## WRITTEN REQUEST:
Copy out the listing that follows, exactly, without its pictures.

## DATASET SECTION:
#####

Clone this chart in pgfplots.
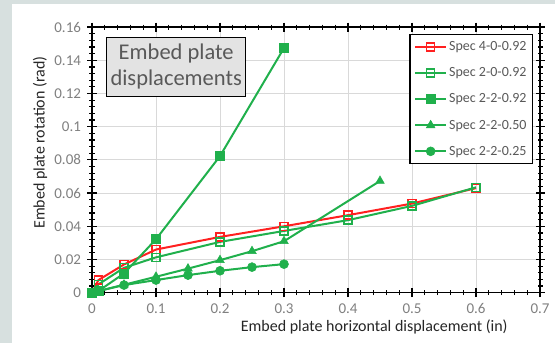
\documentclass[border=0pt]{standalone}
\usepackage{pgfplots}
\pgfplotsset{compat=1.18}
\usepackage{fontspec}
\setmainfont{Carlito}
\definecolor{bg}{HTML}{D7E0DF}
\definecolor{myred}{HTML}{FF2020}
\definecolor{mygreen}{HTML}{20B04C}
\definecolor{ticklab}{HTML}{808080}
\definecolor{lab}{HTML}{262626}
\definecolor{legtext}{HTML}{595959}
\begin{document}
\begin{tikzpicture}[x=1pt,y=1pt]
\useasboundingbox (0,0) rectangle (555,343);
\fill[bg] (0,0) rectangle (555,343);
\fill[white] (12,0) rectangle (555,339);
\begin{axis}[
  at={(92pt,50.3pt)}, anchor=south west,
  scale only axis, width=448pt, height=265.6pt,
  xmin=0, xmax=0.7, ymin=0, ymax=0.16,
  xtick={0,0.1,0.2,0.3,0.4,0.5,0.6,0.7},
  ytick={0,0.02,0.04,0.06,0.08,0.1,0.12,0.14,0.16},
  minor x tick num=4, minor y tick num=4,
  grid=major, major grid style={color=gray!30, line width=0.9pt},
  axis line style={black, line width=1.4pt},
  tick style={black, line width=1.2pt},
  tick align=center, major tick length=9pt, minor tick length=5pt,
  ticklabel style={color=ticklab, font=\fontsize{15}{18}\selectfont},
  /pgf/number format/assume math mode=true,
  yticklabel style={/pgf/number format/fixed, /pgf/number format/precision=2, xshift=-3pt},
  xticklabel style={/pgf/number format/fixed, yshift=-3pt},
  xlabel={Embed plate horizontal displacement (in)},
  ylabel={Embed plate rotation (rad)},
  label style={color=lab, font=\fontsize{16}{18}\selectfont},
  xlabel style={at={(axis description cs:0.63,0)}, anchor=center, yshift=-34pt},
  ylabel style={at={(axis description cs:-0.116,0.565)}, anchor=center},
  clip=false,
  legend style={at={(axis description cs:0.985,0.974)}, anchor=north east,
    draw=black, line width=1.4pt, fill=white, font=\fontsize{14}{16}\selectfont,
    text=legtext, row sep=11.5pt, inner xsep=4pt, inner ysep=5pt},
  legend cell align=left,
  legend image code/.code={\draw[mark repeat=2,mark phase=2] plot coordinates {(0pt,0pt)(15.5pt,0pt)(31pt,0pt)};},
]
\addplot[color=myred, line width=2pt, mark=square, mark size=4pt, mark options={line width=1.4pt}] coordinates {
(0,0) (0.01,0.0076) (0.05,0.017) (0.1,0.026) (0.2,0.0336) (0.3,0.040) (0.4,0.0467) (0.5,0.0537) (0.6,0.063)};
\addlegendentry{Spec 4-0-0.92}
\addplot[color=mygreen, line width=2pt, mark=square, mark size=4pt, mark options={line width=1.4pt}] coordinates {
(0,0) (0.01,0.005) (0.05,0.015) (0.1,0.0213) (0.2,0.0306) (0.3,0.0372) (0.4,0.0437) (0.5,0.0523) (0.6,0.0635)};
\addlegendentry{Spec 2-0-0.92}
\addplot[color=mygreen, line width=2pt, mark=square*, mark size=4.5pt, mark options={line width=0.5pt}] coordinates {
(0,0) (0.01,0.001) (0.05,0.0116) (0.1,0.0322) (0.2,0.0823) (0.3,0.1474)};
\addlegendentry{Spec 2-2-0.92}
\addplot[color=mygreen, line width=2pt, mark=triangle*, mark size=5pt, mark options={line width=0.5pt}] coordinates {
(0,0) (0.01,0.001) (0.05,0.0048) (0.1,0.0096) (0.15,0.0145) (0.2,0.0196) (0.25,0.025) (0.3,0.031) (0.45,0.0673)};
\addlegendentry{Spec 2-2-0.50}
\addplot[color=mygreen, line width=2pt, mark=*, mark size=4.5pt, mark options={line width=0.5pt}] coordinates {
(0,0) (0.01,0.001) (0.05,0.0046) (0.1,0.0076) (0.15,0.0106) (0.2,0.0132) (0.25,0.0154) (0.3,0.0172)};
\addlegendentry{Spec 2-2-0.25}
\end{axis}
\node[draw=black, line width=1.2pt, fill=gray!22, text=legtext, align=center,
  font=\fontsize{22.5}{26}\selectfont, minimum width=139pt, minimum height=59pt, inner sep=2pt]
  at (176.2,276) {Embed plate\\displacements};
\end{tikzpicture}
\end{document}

#####

## OUTPUT FOR THIS TASK:
Clone this chart in pgfplots.
\documentclass[border=0pt]{standalone}
\usepackage{pgfplots}
\pgfplotsset{compat=1.18}
\usepackage{fontspec}
\setmainfont{Carlito}
\definecolor{bg}{HTML}{D7E0DF}
\definecolor{myred}{HTML}{FF2020}
\definecolor{mygreen}{HTML}{20B04C}
\definecolor{ticklab}{HTML}{808080}
\definecolor{lab}{HTML}{262626}
\definecolor{legtext}{HTML}{595959}
\begin{document}
\begin{tikzpicture}[x=1pt,y=1pt]
\useasboundingbox (0,0) rectangle (555,343);
\fill[bg] (0,0) rectangle (555,343);
\fill[white] (12,0) rectangle (555,339);
\begin{axis}[
  at={(92pt,50.3pt)}, anchor=south west,
  scale only axis, width=448pt, height=265.6pt,
  xmin=0, xmax=0.7, ymin=0, ymax=0.16,
  xtick={0,0.1,0.2,0.3,0.4,0.5,0.6,0.7},
  ytick={0,0.02,0.04,0.06,0.08,0.1,0.12,0.14,0.16},
  minor x tick num=4, minor y tick num=4,
  grid=major, major grid style={color=gray!30, line width=0.9pt},
  axis line style={black, line width=1.4pt},
  tick style={black, line width=1.2pt},
  tick align=center, major tick length=9pt, minor tick length=5pt,
  ticklabel style={color=ticklab, font=\fontsize{15}{18}\selectfont},
  /pgf/number format/assume math mode=true,
  yticklabel style={/pgf/number format/fixed, /pgf/number format/precision=2, xshift=-3pt},
  xticklabel style={/pgf/number format/fixed, yshift=-3pt},
  xlabel={Embed plate horizontal displacement (in)},
  ylabel={Embed plate rotation (rad)},
  label style={color=lab, font=\fontsize{16}{18}\selectfont},
  xlabel style={at={(axis description cs:0.63,0)}, anchor=center, yshift=-34pt},
  ylabel style={at={(axis description cs:-0.116,0.565)}, anchor=center},
  clip=false,
  legend style={at={(axis description cs:0.985,0.974)}, anchor=north east,
    draw=black, line width=1.4pt, fill=white, font=\fontsize{14}{16}\selectfont,
    text=legtext, row sep=11.5pt, inner xsep=4pt, inner ysep=5pt},
  legend cell align=left,
  legend image code/.code={\draw[mark repeat=2,mark phase=2] plot coordinates {(0pt,0pt)(15.5pt,0pt)(31pt,0pt)};},
]
\addplot[color=myred, line width=2pt, mark=square, mark size=4pt, mark options={line width=1.4pt}] coordinates {
(0,0) (0.01,0.0076) (0.05,0.017) (0.1,0.026) (0.2,0.0336) (0.3,0.040) (0.4,0.0467) (0.5,0.0537) (0.6,0.063)};
\addlegendentry{Spec 4-0-0.92}
\addplot[color=mygreen, line width=2pt, mark=square, mark size=4pt, mark options={line width=1.4pt}] coordinates {
(0,0) (0.01,0.005) (0.05,0.015) (0.1,0.0213) (0.2,0.0306) (0.3,0.0372) (0.4,0.0437) (0.5,0.0523) (0.6,0.0635)};
\addlegendentry{Spec 2-0-0.92}
\addplot[color=mygreen, line width=2pt, mark=square*, mark size=4.5pt, mark options={line width=0.5pt}] coordinates {
(0,0) (0.01,0.001) (0.05,0.0116) (0.1,0.0322) (0.2,0.0823) (0.3,0.1474)};
\addlegendentry{Spec 2-2-0.92}
\addplot[color=mygreen, line width=2pt, mark=triangle*, mark size=5pt, mark options={line width=0.5pt}] coordinates {
(0,0) (0.01,0.001) (0.05,0.0048) (0.1,0.0096) (0.15,0.0145) (0.2,0.0196) (0.25,0.025) (0.3,0.031) (0.45,0.0673)};
\addlegendentry{Spec 2-2-0.50}
\addplot[color=mygreen, line width=2pt, mark=*, mark size=4.5pt, mark options={line width=0.5pt}] coordinates {
(0,0) (0.01,0.001) (0.05,0.0046) (0.1,0.0076) (0.15,0.0106) (0.2,0.0132) (0.25,0.0154) (0.3,0.0172)};
\addlegendentry{Spec 2-2-0.25}
\end{axis}
\node[draw=black, line width=1.2pt, fill=gray!22, text=legtext, align=center,
  font=\fontsize{22.5}{26}\selectfont, minimum width=139pt, minimum height=59pt, inner sep=2pt]
  at (176.2,276) {Embed plate\\displacements};
\end{tikzpicture}
\end{document}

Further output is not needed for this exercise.